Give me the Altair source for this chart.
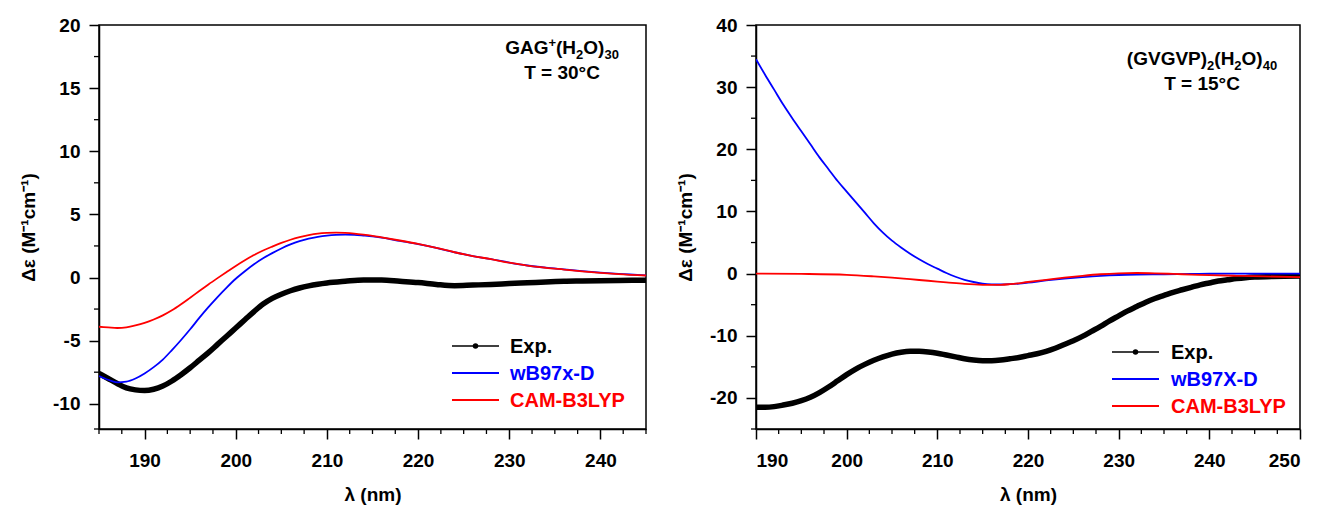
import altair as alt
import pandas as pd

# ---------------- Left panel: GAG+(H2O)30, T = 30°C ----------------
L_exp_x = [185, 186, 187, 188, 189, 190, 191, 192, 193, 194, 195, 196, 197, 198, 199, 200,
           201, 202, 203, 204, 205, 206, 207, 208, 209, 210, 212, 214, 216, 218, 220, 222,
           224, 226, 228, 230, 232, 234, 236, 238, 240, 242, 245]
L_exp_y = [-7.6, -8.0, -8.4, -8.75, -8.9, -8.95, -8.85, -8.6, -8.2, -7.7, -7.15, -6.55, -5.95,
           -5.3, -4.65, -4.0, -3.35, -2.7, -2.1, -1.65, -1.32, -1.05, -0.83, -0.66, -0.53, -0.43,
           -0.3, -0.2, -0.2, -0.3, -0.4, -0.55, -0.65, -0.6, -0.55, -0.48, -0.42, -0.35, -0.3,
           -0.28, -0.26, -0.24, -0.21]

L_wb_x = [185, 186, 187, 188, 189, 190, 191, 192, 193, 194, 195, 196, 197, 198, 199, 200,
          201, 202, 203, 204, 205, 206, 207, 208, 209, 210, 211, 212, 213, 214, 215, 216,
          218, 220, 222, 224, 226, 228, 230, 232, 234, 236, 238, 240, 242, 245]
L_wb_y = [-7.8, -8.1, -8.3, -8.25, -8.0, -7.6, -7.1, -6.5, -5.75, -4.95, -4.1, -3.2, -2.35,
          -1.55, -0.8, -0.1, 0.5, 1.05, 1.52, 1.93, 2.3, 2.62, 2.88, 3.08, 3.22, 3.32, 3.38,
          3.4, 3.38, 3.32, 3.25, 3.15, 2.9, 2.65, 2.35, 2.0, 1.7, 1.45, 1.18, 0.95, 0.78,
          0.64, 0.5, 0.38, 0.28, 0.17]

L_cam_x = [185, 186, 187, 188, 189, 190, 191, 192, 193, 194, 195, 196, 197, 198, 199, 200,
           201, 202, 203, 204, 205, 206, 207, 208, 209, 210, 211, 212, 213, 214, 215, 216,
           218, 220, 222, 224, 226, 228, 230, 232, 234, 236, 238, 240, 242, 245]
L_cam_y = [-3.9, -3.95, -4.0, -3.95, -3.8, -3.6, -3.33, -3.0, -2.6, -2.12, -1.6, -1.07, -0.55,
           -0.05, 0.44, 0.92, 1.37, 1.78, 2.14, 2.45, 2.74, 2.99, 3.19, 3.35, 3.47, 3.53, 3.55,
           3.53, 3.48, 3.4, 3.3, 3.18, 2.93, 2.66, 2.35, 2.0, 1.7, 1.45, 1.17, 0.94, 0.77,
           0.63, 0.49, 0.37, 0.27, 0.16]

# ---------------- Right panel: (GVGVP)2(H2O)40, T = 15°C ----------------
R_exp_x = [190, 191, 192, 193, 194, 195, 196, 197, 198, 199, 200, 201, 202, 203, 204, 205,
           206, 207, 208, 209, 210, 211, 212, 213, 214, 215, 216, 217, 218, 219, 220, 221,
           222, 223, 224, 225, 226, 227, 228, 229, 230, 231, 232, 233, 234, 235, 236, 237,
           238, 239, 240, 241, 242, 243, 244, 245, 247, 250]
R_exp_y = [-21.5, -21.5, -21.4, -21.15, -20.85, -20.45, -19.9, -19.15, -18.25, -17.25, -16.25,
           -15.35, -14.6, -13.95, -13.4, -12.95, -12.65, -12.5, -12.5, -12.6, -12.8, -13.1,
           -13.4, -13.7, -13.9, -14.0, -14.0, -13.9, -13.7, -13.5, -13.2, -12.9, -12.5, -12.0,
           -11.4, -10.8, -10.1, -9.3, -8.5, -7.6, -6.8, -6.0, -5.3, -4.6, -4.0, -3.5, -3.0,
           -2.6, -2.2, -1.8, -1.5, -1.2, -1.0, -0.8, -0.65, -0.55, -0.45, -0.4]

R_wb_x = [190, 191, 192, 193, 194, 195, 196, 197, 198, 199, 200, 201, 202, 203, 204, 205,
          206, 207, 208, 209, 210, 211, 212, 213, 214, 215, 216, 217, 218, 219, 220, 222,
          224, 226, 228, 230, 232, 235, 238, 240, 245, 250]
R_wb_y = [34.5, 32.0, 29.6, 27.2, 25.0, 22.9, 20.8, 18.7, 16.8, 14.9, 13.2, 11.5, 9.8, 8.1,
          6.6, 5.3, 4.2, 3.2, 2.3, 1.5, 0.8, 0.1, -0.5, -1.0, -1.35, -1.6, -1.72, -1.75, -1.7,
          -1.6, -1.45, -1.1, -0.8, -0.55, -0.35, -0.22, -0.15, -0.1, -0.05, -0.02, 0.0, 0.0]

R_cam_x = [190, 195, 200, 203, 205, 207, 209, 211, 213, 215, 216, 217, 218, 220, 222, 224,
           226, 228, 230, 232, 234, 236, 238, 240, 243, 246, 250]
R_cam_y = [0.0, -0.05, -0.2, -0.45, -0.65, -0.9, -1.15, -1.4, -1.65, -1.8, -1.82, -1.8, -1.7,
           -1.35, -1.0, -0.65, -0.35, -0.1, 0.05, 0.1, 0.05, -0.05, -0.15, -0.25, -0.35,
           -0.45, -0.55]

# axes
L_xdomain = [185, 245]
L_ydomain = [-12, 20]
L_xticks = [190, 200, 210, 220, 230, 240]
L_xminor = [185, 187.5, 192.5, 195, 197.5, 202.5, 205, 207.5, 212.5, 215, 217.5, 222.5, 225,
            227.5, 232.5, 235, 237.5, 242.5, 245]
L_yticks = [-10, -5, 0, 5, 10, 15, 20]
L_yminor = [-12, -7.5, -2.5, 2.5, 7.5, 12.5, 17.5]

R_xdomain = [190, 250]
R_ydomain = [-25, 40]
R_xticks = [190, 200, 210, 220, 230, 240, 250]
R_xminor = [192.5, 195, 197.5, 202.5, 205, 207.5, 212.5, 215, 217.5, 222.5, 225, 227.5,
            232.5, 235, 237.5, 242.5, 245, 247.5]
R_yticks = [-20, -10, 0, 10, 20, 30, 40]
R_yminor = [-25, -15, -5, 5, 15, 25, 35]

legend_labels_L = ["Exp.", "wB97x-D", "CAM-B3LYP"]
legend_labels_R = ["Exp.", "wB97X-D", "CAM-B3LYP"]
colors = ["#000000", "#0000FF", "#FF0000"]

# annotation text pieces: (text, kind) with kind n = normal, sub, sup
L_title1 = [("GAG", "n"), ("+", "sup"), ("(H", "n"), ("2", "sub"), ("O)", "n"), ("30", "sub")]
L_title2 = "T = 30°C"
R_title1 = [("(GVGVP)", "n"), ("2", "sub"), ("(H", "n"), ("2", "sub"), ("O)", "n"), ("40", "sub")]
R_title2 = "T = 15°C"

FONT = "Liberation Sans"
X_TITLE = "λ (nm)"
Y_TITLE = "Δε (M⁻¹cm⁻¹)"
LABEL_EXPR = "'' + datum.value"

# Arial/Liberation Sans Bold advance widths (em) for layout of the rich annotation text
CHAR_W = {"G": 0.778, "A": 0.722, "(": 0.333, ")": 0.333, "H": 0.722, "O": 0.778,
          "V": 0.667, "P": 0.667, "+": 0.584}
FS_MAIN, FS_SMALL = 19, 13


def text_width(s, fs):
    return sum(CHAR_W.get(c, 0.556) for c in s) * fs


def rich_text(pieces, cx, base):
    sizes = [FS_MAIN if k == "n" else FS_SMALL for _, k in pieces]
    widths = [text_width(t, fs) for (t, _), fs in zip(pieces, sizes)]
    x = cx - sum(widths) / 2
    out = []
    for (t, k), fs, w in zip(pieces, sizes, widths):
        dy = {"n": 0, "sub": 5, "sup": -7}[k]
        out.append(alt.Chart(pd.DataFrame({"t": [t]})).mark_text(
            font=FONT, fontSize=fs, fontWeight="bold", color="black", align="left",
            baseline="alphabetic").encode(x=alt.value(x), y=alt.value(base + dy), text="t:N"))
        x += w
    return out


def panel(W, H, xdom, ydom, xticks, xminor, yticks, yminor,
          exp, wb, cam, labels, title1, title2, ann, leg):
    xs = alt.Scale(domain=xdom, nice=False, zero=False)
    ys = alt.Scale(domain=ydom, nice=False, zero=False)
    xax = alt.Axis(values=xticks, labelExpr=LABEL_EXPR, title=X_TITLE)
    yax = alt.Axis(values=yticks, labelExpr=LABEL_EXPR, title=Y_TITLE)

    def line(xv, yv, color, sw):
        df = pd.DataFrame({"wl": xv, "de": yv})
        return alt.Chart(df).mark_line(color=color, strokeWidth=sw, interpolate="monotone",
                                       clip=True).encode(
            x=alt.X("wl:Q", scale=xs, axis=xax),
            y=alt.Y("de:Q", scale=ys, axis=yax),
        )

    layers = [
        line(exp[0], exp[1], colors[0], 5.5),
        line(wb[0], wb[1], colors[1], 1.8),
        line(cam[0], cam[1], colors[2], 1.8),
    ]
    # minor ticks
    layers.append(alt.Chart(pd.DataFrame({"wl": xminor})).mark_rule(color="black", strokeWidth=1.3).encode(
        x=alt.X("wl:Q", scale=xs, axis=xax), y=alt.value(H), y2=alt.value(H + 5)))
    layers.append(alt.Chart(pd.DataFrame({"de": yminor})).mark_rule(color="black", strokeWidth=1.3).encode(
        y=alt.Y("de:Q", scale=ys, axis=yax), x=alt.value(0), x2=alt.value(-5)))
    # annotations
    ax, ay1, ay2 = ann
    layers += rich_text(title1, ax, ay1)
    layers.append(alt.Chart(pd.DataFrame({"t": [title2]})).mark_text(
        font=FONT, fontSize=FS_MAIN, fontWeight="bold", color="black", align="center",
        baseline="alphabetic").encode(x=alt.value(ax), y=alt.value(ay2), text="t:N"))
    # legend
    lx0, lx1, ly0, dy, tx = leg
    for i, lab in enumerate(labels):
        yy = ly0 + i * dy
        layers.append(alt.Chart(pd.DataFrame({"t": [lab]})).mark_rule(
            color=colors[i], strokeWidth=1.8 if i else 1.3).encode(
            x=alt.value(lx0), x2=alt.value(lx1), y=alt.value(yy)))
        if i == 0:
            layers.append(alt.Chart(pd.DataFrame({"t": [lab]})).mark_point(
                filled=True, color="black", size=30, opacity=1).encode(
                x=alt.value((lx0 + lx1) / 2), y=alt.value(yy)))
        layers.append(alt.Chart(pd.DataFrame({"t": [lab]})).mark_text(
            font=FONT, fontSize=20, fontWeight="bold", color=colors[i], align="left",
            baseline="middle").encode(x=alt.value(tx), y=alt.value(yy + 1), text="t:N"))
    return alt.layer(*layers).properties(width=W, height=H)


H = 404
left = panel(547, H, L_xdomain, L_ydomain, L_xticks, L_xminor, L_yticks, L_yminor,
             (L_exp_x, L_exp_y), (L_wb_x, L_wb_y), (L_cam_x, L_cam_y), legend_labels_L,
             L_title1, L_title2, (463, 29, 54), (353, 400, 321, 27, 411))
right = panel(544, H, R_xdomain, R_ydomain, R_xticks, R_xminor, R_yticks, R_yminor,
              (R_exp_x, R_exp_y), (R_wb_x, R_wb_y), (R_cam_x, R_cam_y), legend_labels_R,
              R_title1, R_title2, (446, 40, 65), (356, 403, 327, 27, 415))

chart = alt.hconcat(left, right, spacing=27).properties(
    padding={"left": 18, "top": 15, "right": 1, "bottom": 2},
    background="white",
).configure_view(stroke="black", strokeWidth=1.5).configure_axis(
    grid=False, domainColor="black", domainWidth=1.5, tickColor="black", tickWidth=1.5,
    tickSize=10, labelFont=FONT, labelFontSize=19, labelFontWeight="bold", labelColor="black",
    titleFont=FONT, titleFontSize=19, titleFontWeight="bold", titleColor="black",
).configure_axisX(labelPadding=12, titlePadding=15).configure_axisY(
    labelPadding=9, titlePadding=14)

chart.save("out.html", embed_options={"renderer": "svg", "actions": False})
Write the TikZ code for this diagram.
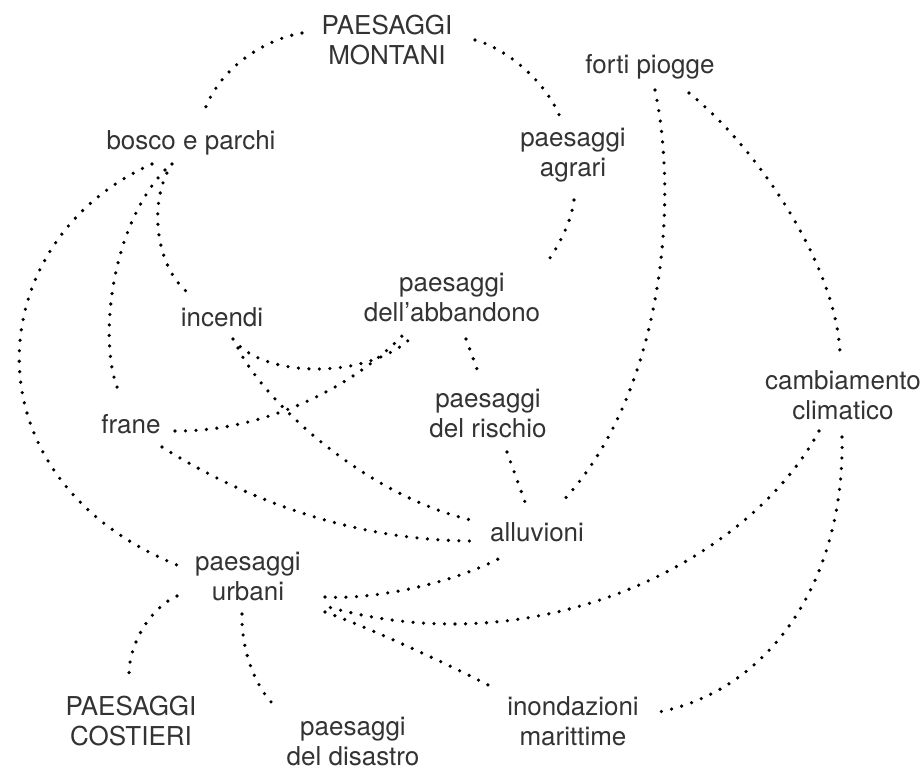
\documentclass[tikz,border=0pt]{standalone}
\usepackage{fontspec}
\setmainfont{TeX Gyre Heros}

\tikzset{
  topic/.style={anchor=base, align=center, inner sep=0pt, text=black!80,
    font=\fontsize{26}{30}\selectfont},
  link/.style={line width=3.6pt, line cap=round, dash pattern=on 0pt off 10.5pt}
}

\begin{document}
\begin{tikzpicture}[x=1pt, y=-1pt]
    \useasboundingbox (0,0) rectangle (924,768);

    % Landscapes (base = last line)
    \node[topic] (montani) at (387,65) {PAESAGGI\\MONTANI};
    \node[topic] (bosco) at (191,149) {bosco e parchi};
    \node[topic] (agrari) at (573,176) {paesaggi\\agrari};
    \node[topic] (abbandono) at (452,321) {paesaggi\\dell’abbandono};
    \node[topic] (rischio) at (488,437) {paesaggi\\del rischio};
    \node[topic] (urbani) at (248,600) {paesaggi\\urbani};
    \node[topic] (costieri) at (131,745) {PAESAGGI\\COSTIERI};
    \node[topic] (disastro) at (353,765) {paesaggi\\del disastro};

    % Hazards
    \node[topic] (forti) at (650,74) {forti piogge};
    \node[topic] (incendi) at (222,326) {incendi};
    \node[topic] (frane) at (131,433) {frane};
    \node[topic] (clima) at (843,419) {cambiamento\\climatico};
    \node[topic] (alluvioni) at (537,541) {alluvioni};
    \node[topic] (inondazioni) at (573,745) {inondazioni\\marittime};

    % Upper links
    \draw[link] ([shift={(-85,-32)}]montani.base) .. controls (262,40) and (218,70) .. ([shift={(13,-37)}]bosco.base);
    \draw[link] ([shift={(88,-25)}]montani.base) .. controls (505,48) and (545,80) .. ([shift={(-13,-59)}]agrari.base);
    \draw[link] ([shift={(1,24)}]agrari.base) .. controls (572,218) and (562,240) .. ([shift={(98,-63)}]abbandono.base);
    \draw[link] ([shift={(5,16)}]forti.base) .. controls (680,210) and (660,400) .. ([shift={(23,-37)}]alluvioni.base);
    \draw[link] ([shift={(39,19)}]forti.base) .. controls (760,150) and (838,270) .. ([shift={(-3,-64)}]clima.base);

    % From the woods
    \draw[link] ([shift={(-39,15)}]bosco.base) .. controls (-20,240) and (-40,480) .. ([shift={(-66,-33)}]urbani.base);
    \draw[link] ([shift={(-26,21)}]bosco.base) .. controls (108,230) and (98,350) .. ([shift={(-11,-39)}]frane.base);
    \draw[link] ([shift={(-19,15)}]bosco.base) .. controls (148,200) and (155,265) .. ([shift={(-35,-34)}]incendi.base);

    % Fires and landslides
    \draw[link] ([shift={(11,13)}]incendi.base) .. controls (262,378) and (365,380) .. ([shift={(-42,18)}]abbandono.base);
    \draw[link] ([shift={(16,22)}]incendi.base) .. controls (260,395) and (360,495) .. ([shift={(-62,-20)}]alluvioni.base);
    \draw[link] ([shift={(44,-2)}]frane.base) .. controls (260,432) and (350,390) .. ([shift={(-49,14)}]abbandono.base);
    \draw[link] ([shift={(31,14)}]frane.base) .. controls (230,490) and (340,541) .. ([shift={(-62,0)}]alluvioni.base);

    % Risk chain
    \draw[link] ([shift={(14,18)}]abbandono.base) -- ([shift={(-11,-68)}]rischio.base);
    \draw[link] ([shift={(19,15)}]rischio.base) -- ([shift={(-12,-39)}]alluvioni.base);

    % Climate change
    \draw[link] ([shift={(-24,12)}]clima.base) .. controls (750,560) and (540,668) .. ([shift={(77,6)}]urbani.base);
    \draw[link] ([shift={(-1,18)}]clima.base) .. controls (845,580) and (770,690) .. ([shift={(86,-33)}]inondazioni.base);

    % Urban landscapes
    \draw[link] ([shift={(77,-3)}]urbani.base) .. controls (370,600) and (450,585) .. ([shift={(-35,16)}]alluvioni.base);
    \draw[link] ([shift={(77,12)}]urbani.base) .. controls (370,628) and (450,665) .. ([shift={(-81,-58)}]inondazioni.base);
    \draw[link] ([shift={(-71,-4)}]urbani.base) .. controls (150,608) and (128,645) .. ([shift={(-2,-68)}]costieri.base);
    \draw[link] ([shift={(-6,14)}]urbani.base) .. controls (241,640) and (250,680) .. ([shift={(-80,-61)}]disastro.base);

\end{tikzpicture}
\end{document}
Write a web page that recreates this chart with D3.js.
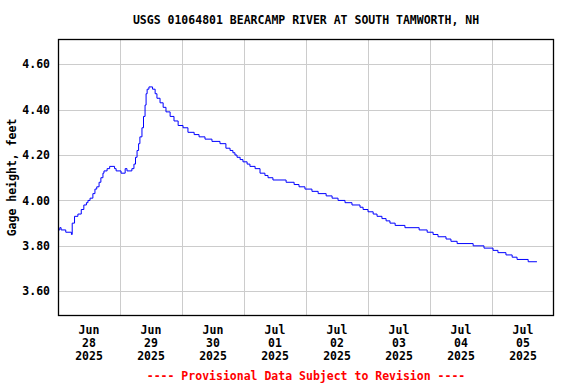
- - - - - - -
Write down exactly what the lines above say, from the line holding "Write the TikZ code for this diagram." through the line holding "(0,0) rectangle (924,768);", and nothing more. Do not copy the pictures.

_Result of the exercise_:
Write the TikZ code for this diagram.
\documentclass[tikz,border=0pt]{standalone}
\usepackage{fontspec}
\setmainfont{TeX Gyre Heros}

\tikzset{
  topic/.style={anchor=base, align=center, inner sep=0pt, text=black!80,
    font=\fontsize{26}{30}\selectfont},
  link/.style={line width=3.6pt, line cap=round, dash pattern=on 0pt off 10.5pt}
}

\begin{document}
\begin{tikzpicture}[x=1pt, y=-1pt]
    \useasboundingbox (0,0) rectangle (924,768);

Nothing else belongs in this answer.